Overwatering kills more indoor herbs than anything else. The rule is simple: water only when the top inch of soil is dry. Push your finger 2 cm into the soil, if it comes out with damp soil clinging to it, wait another day.

Basil is the exception: it prefers more consistent moisture and will wilt dramatically when thirsty, though it typically recovers quickly after watering.

### Starting Out: Which Herbs Are Easiest?

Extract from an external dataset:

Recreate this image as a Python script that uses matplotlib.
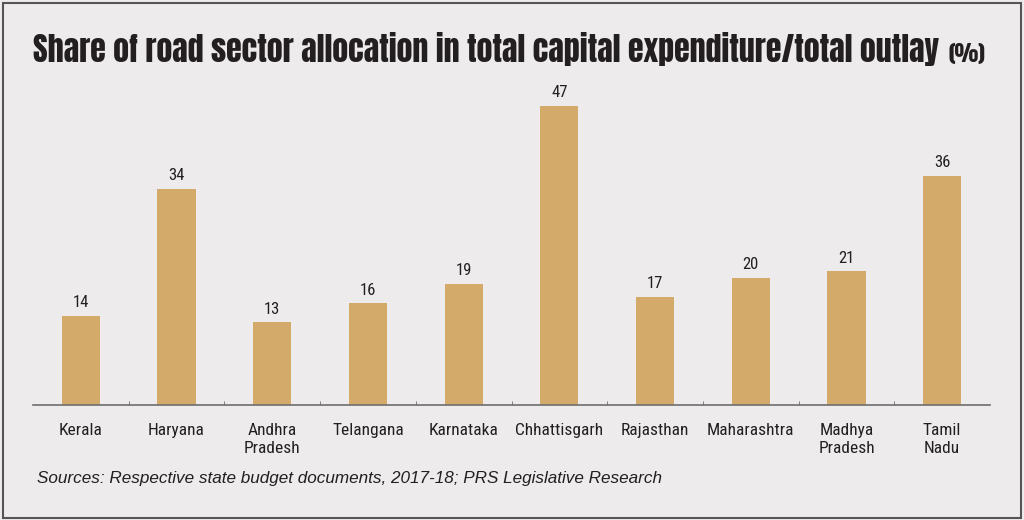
import matplotlib
matplotlib.use('Agg')
import matplotlib.pyplot as plt
import numpy as np
from matplotlib import font_manager as fm
from matplotlib.patches import Rectangle

states = ['Kerala', 'Haryana', 'Andhra\nPradesh', 'Telangana', 'Karnataka',
          'Chhattisgarh', 'Rajasthan', 'Maharashtra', 'Madhya\nPradesh', 'Tamil\nNadu']
share = [14, 34, 13, 16, 19, 47, 17, 20, 21, 36]

title = 'Share of road sector allocation in total capital expenditure/total outlay'
unit = '(%)'
source = 'Sources: Respective state budget documents, 2017-18; PRS Legislative Research'

BG = '#EDEBEC'
BAR = '#D4AA6A'
INK = '#231F20'

installed = set(f.name for f in fm.fontManager.ttflist)


def pick(cands):
    for c in cands:
        if c in installed:
            return c
    return 'DejaVu Sans'


title_font = pick(['Anton', 'Oswald', 'Fjalla One', 'Archivo Narrow', 'Roboto Condensed',
                   'IBM Plex Sans Condensed'])
body_font = pick(['Roboto Condensed', 'Archivo Narrow', 'IBM Plex Sans Condensed',
                  'Liberation Sans'])
ital_font = pick(['Liberation Sans', 'Roboto'])

fig = plt.figure(figsize=(10.24, 5.2), dpi=100, facecolor=BG)
fig.patches.append(Rectangle((0.003, 0.004), 0.994, 0.99, transform=fig.transFigure,
                             fill=False, edgecolor='#555555', linewidth=1.5))

ax = fig.add_axes([33 / 1024, 1 - 405 / 520, 957 / 1024, 318 / 520])
ax.set_facecolor(BG)
x = np.arange(len(states))
ax.bar(x, share, width=0.4, color=BAR)
for xi, v in zip(x, share):
    ax.text(xi, v + 0.9, str(v), ha='center', va='bottom', fontsize=12,
            color=INK, family=body_font)

ax.set_xlim(-0.5, len(states) - 0.5)
ax.set_ylim(0, 50)
for s in ['top', 'right', 'left']:
    ax.spines[s].set_visible(False)
ax.spines['bottom'].set_color('#6E6E6E')
ax.spines['bottom'].set_linewidth(1.2)
ax.set_yticks([])
ax.set_xticks(x)
ax.set_xticklabels(states, fontsize=12.5, color=INK, linespacing=1.22, family=body_font)
ax.tick_params(axis='x', length=0, pad=13)
ax.set_xticks(np.arange(0.5, len(states) - 1, 1), minor=True)
ax.tick_params(axis='x', which='minor', length=3, direction='in', color='#6E6E6E')

# title, sized to span the same width as the reference
t = fig.text(33 / 1024, 1 - 62 / 520, title, fontsize=24, family=title_font,
             fontweight='bold', color=INK, va='baseline')
fig.canvas.draw()
w = t.get_window_extent().width
t.set_fontsize(24 * 910 / w)
fig.canvas.draw()
bb = t.get_window_extent()
fig.text((bb.x1 + 9) / 1024, 1 - 62 / 520, unit, fontsize=t.get_fontsize() * 0.7,
         family=title_font, fontweight='bold', color=INK, va='baseline')

s = fig.text(37 / 1024, 1 - 478 / 520, source, fontsize=13, style='italic',
             family=ital_font, color=INK, va='center')
fig.canvas.draw()
w = s.get_window_extent().width
s.set_fontsize(13 * 623 / w)

fig.savefig('out.png', dpi=100, facecolor=BG)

If you're new to indoor herb gardening, begin with these three:

1.  Mint, tolerates lower light, grows aggressively, and is very difficult to kill.
    
2.  Basil, fast-growing, highly rewarding, and the most-used kitchen herb worldwide.
    
3.  Chives, compact, hardy, and thrives in a small planter with minimal attention.
    

Once you've built confidence with these, move to rosemary and thyme, they need more light but reward patience with years of reliable growth.

### FAQs

Q: How often should I water indoor herbs? A: Generally every 3–4 days in summer and once a week in winter, but this varies. Always check soil moisture before watering rather than following a fixed schedule, the plant tells you more than the calendar does.

Q: Can I grow multiple herbs together in one pot? A: You can, but it's better to give each herb its own container. Herbs have different water and nutrient needs, mixing drought-tolerant rosemary with moisture-loving basil in one pot means one will always be underserved.

Q: Do herbs need fertiliser? A: Lightly. Use a balanced liquid fertiliser at half strength once a month during the growing season (spring to summer). Avoid over-fertilising, it produces leafy growth but significantly weakens flavour in culinary herbs.

Q: Why are my indoor herbs growing leggy and tall? A: Leggy, stretched growth almost always signals insufficient light. Move them to a brighter windowsill or add a grow light. Also pinch back the growing tips regularly to encourage bushier, more compact plants.